A caballo siempre entre Oriente y Occidente, como el maestro Akutagawa, aprende de los obsesivos detalles de Balzac como de la ligereza del budismo zen, y en sus devaneos de promiscuidad cultural se encuentra buena parte de la razón de su narrativa mágica, en la que enamoran sus narradores autoconscientes e impertinentes, interpelándonos para que no se nos ocurra abandonar su enigmático mundo de ficciones reales porque así lo quieren sus personajes y globales, porque así es él: “¿Me cree usted, fiel lector?”, pregunta en Primera persona del singular. Murakami también nos demuestra que no existe la ficción americana, francesa o japonesa. Existe la ficción (que será global o no será).
Tokio Blues (1987) o Crónica del pájaro que da cuerda al mundo (1994) construyeron un imaginario con la velocidad de un caballo al galope, trastornaron la narrativa combinando los géneros como la alquimia transmuta la materia. Y el lector disfruta atravesando el gótico y el new age, recordando a Chandler y la novela negra, la fantasy y las distopías de J. G. Ballard; pulp fiction mientras suena El clave bien temperado de Bach, que articula su novela 1Q84 (2009). Investigó en Underground el atentado con gas sarín en Tokio, dejando en evidencia a quienes pudieran pensar que Murakami se había perdido para siempre en el laberinto de su ficción de secretos, gatos y amantes, de alienación y sueños inventados, de sublime poesía y de gore atroz, de sexo y de cómic y espiritualidad laica.
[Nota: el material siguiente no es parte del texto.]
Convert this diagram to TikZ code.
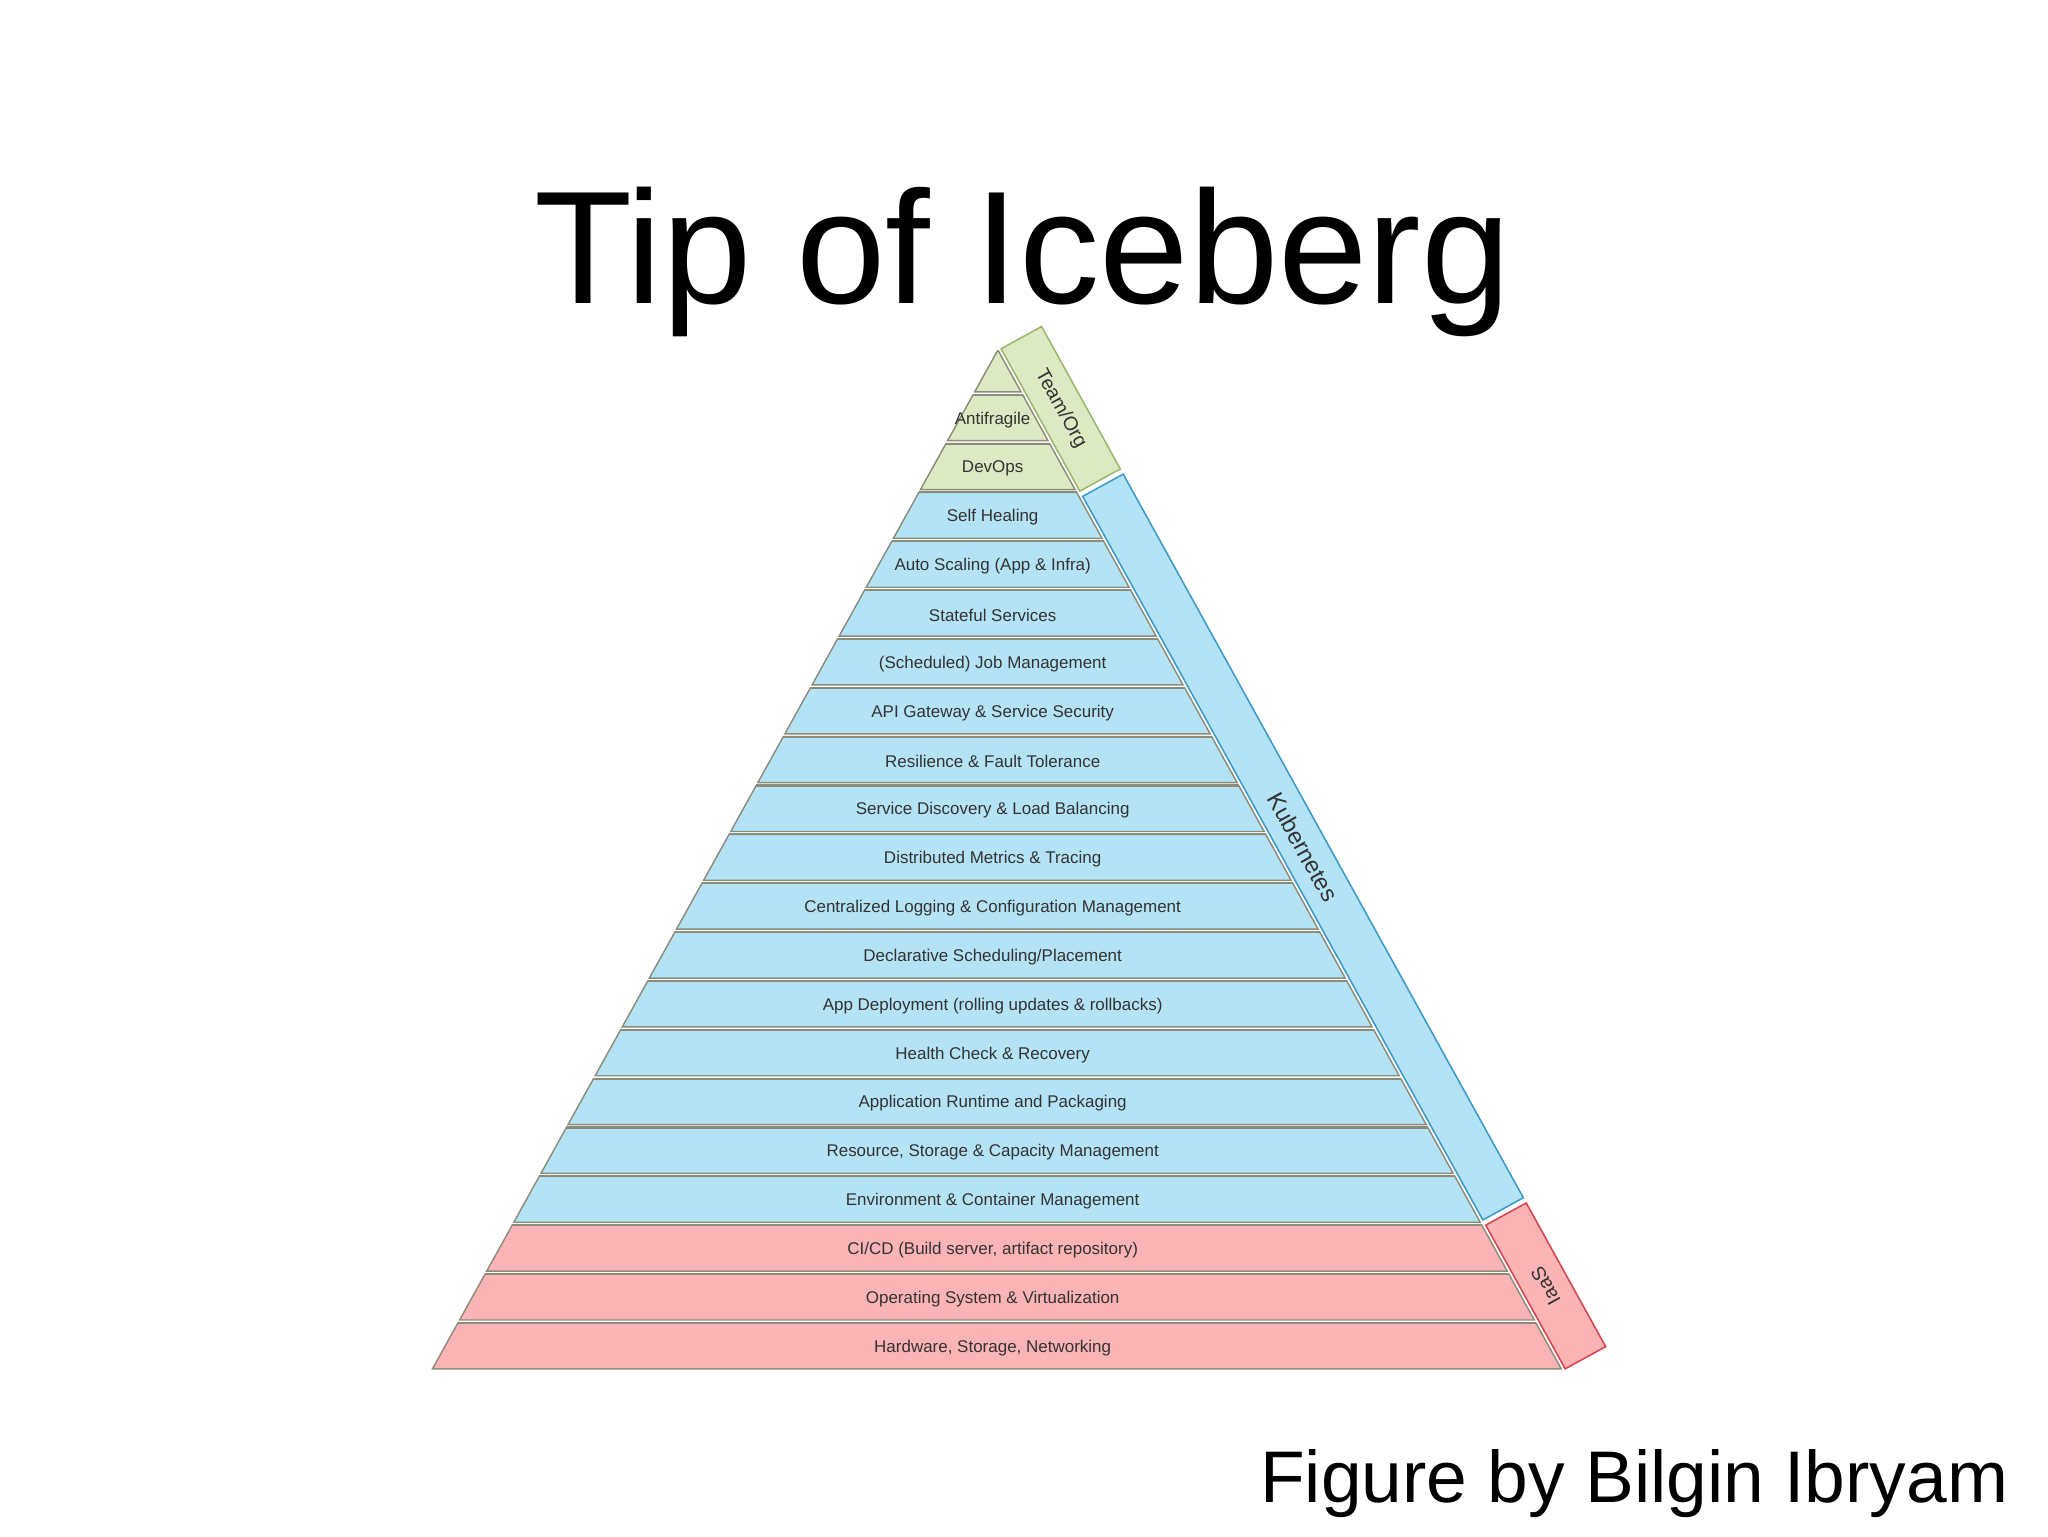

Es insólito, pero no es original. Ha escrito, y muy bien, sobre la originalidad en De qué hablo cuando hablo de escribir (2015), de modo que sabe lo que dice. Convierte en inusitado lo convencional, obliga a su prosa a ser hipnótica y logra que su plasticidad resulte perturbadoramente cinematográfica: Salinger junto a Truffaut. Y el caso es que tal vez no sea del todo estúpido pensar en las palabras de Klee en su Credo del creador cuando piensa uno en Murakami: “El arte no reproduce lo visible, hace visible”.